Quando é que os carros autónomos chegam a Portugal? A questão está longe de ser respondida, mas há um dado adquirido: um carro autónomo só poderá circular nas estradas nacionais quando o Código da Estrada (CE) contemplar essa hipótese. Até lá, continuará a vigorar o estipulado pelas alíneas do artigo 11º do CE, como recorda a Autoridade Nacional de Segurança Rodoviária (ANSR): «Atualmente, face ao quadro legal vigente, (…), não é possível a circulação de um veículo autónomo sem condutor na via pública». A ANSR refere ainda: «A circulação de veículo na via pública sem condutor é considerada uma infração leve, punível com coima de € 60,00 a € 300,00».
Uma vez que não há um condutor humano que se possa responsabilizar pela infração, a coima deverá ser aplicada ao dono do carro, explica a ANSR.
Questionada pela Exame Informática, a ANSR prefere não fazer qualquer comparação entre a potencial sinistralidade dos carros autónomos e dos carros guiados por condutores de carne e osso, mas admite que os carros com piloto automático façam parte de um futuro não muito longínquo. O que deverá implicar uma mudança da legislação nacional e do CE: «Pese embora não estar prevista nenhuma alteração do CE nesse sentido, tendo em conta o interesse e o desenvolvimento que a condução autónoma tem vindo a registar, é expectável que no futuro a mesma seja uma realidade, pelo que a legislação terá de se adaptar».
O Instituto da Mobilidade e Transportes (IMT) também confirma que «neste momento não existe enquadramento legal que permita a realização de testes na via pública com automóveis sem condutor» e recorda que a fiscalização desse tipo de infrações cabe às polícias e à ANSR. Sobre uma potencial alteração do CE, a entidade reguladora dos transportes recorda que o «assunto carece ainda de estudos mais aprofundados, até se poder considerar a possibilidade de alteração do código da estrada para esse efeito».
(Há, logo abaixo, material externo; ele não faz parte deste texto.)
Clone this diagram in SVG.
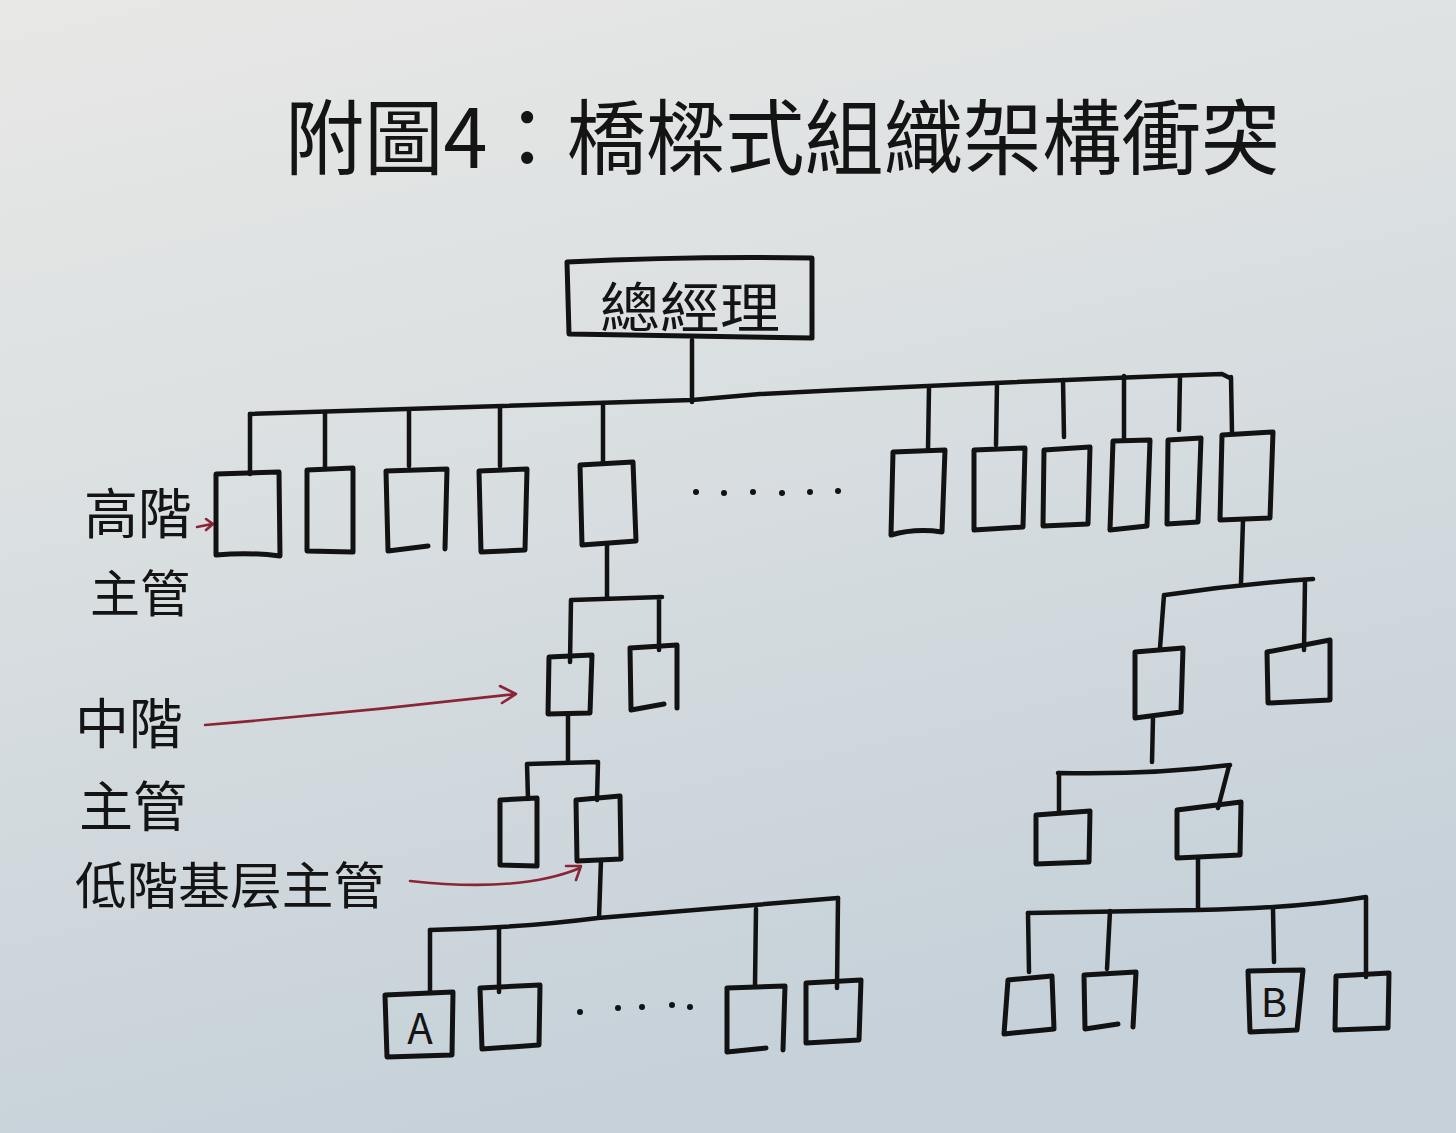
<svg xmlns="http://www.w3.org/2000/svg" width="1456" height="1133" viewBox="0 0 1456 1133">
<defs>
<linearGradient id="paper" x1="0" y1="0" x2="0.3" y2="1">
<stop offset="0" stop-color="#e8e8e6"/>
<stop offset="0.45" stop-color="#dadfe1"/>
<stop offset="1" stop-color="#c6d1d9"/>
</linearGradient>
<style>
.b{fill:none;stroke:#121212;stroke-width:5;stroke-linecap:round;stroke-linejoin:round}
.c{fill:none;stroke:#121212;stroke-width:4.5;stroke-linecap:round;stroke-linejoin:round}
.r{fill:none;stroke:#8a2535;stroke-width:2.6;stroke-linecap:round;stroke-linejoin:round}
.t{font-family:"Noto Sans CJK TC","Noto Sans CJK SC",sans-serif;fill:#141414}
.d{fill:#121212}
</style>
</defs>
<rect width="1456" height="1133" fill="url(#paper)"/>

<text class="t" x="285" y="132" font-size="82" dominant-baseline="central" textLength="995" lengthAdjust="spacingAndGlyphs">附圖4：橋樑式組織架構衝突</text>

<g id="labels">
<text class="t" x="138" y="510" font-size="54" text-anchor="middle" dominant-baseline="central">高階</text>
<text class="t" x="140" y="590" font-size="50" text-anchor="middle" dominant-baseline="central">主管</text>
<text class="t" x="129" y="720" font-size="54" text-anchor="middle" dominant-baseline="central">中階</text>
<text class="t" x="133" y="803" font-size="54" text-anchor="middle" dominant-baseline="central">主管</text>
<text class="t" x="75" y="882" font-size="50" dominant-baseline="central" textLength="310" lengthAdjust="spacingAndGlyphs">低階基层主管</text>
</g>

<g id="connectors">
<path class="c" d="M692,340 L692,402"/>
<path class="c" d="M250,414 Q470,408 692,400 L760,394 Q1000,382 1222,374 L1230,378"/>
<path class="c" d="M250,414 L250,474 M325,412 L325,468 M409,410 L409,466 M500,407 L500,466 M603,403 L603,463"/>
<path class="c" d="M929,388 L928,450 M997,383 L996,445 M1063,380 L1064,437 M1124,376 L1124,440 M1180,376 L1179,430 M1231,377 L1232,433"/>
<path class="c" d="M607,545 L607,598 M572,600 L662,597 M571,600 L570,662 M659,597 L659,650"/>
<path class="c" d="M568,714 L568,762 M527,764 L598,762 M527,764 L528,799 M598,762 L597,800"/>
<path class="c" d="M601,860 L599,918 M430,930 Q520,928 598,918 L838,898"/>
<path class="c" d="M430,930 L430,993 M499,929 L499,992 M756,909 L755,985 M838,898 L837,988"/>
<path class="c" d="M1243,520 L1241,583 M1165,595 Q1240,584 1313,579 M1164,595 L1160,648 M1305,580 L1304,650"/>
<path class="c" d="M1153,718 L1152,762 M1058,773 Q1150,775 1230,765 M1059,773 L1059,813 M1229,766 L1218,808"/>
<path class="c" d="M1198,858 L1198,910 M1028,913 L1198,910 Q1300,908 1366,897"/>
<path class="c" d="M1028,913 L1029,972 M1110,911 L1107,969 M1273,909 L1274,962 M1366,898 L1366,977"/>
<path class="r" d="M197,527 L212,524 M206,519 L213,524 L206,530"/>
<path class="r" d="M205,725 Q360,712 515,694 M500,686 L516,694 L502,703"/>
<path class="r" d="M410,881 Q520,893 580,868 M566,866 L581,866 L576,880"/>
</g>

<g id="ceo">
<path class="b" d="M567,262 Q690,256 812,258 L812,338 L569,334 Z"/>
<text class="t" x="690" y="304" font-size="54" text-anchor="middle" dominant-baseline="central" textLength="180" lengthAdjust="spacingAndGlyphs">總經理</text>
</g>

<g id="senior-left">
<path id="s1" class="b" d="M216,474 L279,472 L280,556 Q250,552 216,555 Z"/>
<path id="s2" class="b" d="M307,470 L353,468 L353,552 L307,551 Z"/>
<path id="s3" class="b" d="M386,471 L447,469 L445,549 M428,546 L388,551 L386,471"/>
<path id="s4" class="b" d="M479,471 L527,469 L525,550 L481,552 Z"/>
<path id="s5" class="b" d="M580,465 L633,462 L636,541 L582,545 Z"/>
</g>

<g id="dots-top">
<circle class="d" cx="696" cy="492" r="3"/>
<circle class="d" cx="724" cy="493" r="3"/>
<circle class="d" cx="753" cy="492" r="3"/>
<circle class="d" cx="782" cy="493" r="3"/>
<circle class="d" cx="810" cy="492" r="3"/>
<circle class="d" cx="838" cy="491" r="3"/>
</g>

<g id="senior-right">
<path id="r1" class="b" d="M893,452 L945,450 L942,532 Q915,528 891,535 Z"/>
<path id="r2" class="b" d="M974,450 L1025,448 L1023,527 L974,530 Z"/>
<path id="r3" class="b" d="M1044,450 L1090,447 L1088,524 L1043,526 Z"/>
<path id="r4" class="b" d="M1113,441 L1150,440 L1147,526 L1110,530 Z"/>
<path id="r5" class="b" d="M1168,440 L1201,438 L1198,522 L1167,524 Z"/>
<path id="r6" class="b" d="M1222,435 L1273,432 L1270,518 L1220,520 Z"/>
</g>

<g id="middle-left">
<path id="m1" class="b" d="M549,657 L592,655 L590,713 L548,714 Z"/>
<path id="m2" class="b" d="M630,648 L677,645 L677,708 M664,704 L631,710 L630,648"/>
</g>

<g id="low-left">
<path id="k1" class="b" d="M500,800 L537,798 L537,866 L500,865 Z"/>
<path id="k2" class="b" d="M576,800 L620,796 L621,859 L577,861 Z"/>
</g>

<g id="base-left">
<g id="nodeA">
<path class="b" d="M385,995 L453,992 L452,1055 L387,1057 Z"/>
<text class="t" x="420" y="1025" font-size="42" text-anchor="middle" dominant-baseline="central">A</text>
</g>
<path id="bl2" class="b" d="M480,988 L540,985 L539,1045 L482,1049 Z"/>
<path id="bl3" class="b" d="M727,988 L785,986 L783,1050 M766,1048 L727,1052 L727,988"/>
<path id="bl4" class="b" d="M806,983 L861,980 L859,1040 L806,1043 Z"/>
</g>

<g id="dots-bottom">
<circle class="d" cx="580" cy="1012" r="3"/>
<circle class="d" cx="618" cy="1008" r="3"/>
<circle class="d" cx="642" cy="1007" r="3"/>
<circle class="d" cx="672" cy="1005" r="3"/>
<circle class="d" cx="690" cy="1007" r="3"/>
</g>

<g id="middle-right">
<path id="p1" class="b" d="M1135,652 L1183,648 L1181,712 L1135,718 Z"/>
<path id="p2" class="b" d="M1267,652 L1330,640 L1330,700 L1268,703 Z"/>
</g>

<g id="low-right">
<path id="q1" class="b" d="M1036,815 L1090,811 L1089,862 L1036,864 Z"/>
<path id="q2" class="b" d="M1177,810 L1241,802 L1240,855 L1177,858 Z"/>
</g>

<g id="base-right">
<path id="br1" class="b" d="M1008,980 L1052,976 L1054,1029 L1004,1034 Z"/>
<path id="br2" class="b" d="M1084,975 L1136,972 L1133,1027 M1118,1024 L1085,1029 L1084,975"/>
<g id="nodeB">
<path class="b" d="M1248,971 L1303,970 L1297,1030 L1250,1032 Z"/>
<text class="t" x="1274" y="1000" font-size="40" text-anchor="middle" dominant-baseline="central">B</text>
</g>
<path id="br4" class="b" d="M1336,976 L1389,973 L1388,1028 L1335,1030 Z"/>
</g>
</svg>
Ao IMT nunca chegou qualquer pedido de uma marca que pretenda testar carros sem condutores nas estradas portuguesas. Se esse pedido alguma vez for feito e merecer a autorização, os responsáveis pelos testes terão de garantir que os carros autónomos apenas circulam num circuito fechado que garanta as necessárias condições de segurança.
A ANSR recorda que o atual CE prevê, no artigo 9º, uma alternativa aos circuitos fechados que passa pela «possibilidade de suspensão ou condicionamento de trânsito sempre que exista motivo justificado». Esta interrupção da circulação em alguns troços de estradas não pode ter em vista provas desportivas e deverá cumprir alguns requisitos para obter a respetiva autorização.
A alteração do CE não é propriamente uma iniciativa inédita. Nas últimas décadas, o CE foi alterado para dar prioridade a quem segue dentro da rotunda, para fixar novos limites de alcoolemia, ou tornar obrigatório o uso de cintos de segurança – mas no caso dos carros autónomos a situação pode revelar-se um pouco mais complexa do que as atualizações levadas a cabo nas últimas décadas. A responsabilidade em caso de acidente (fabricante do carro, piloto automático, dono do carro ou ocupantes?), famílias tecnológicas dos veículos, cobertura de seguros, comunicações, cibersegurança, sinalização da estrada, partilha de carros autónomos e carros guiados por humanos são alguns dos vários cenários que terão de ser regulamentados antes de os carros autónomos entrarem nas estradas portuguesas.
Tendo em conta que muito dificilmente o CE português será diferente do que vier a ser trabalhado na UE, tudo levará a crer que, à semelhança do que se passa com os drones, as autoridades nacionais tenderão a esperar pelo que for decidido pelas instituições europeias. O que, tendo em conta o circuito legislativo que domina o eixo Bruxelas-Estrasburgo, exigirá sempre algum tempo de espera.
O mote foi dado por Günther Oettinger, comissário europeu para a Economia Digital, durante a passagem pelo Mobile World Congress, de Barcelona. O Comissário instou os operadores de telecomunicações e fabricantes de automóveis a congregarem esforços e criarem uma rede à escala europeia – e sem fronteiras – que permita manter as comunicações com os veículos autónomos.
Apesar de não existirem leis específicas para os carros autónomos, o comissário insta a indústria a apresentar projetos até ao verão, a fim de garantir que o mercado europeu assume a dianteira do setor. Do outro lado do Atlântico, o debate sobre os carros autónomos já se encontra em velocidade cruzeiro. Além dos estados que alteraram a legislação para permitir ensaios com protótipos nas estradas públicas, a Administração Nacional para a Segurança do Tráfego Rodoviário dos EUA confirmou estar inclinada a considerar o software do carro como um condutor – o que poderá moldar toda a forma como a indústria automóvel poderá evoluir.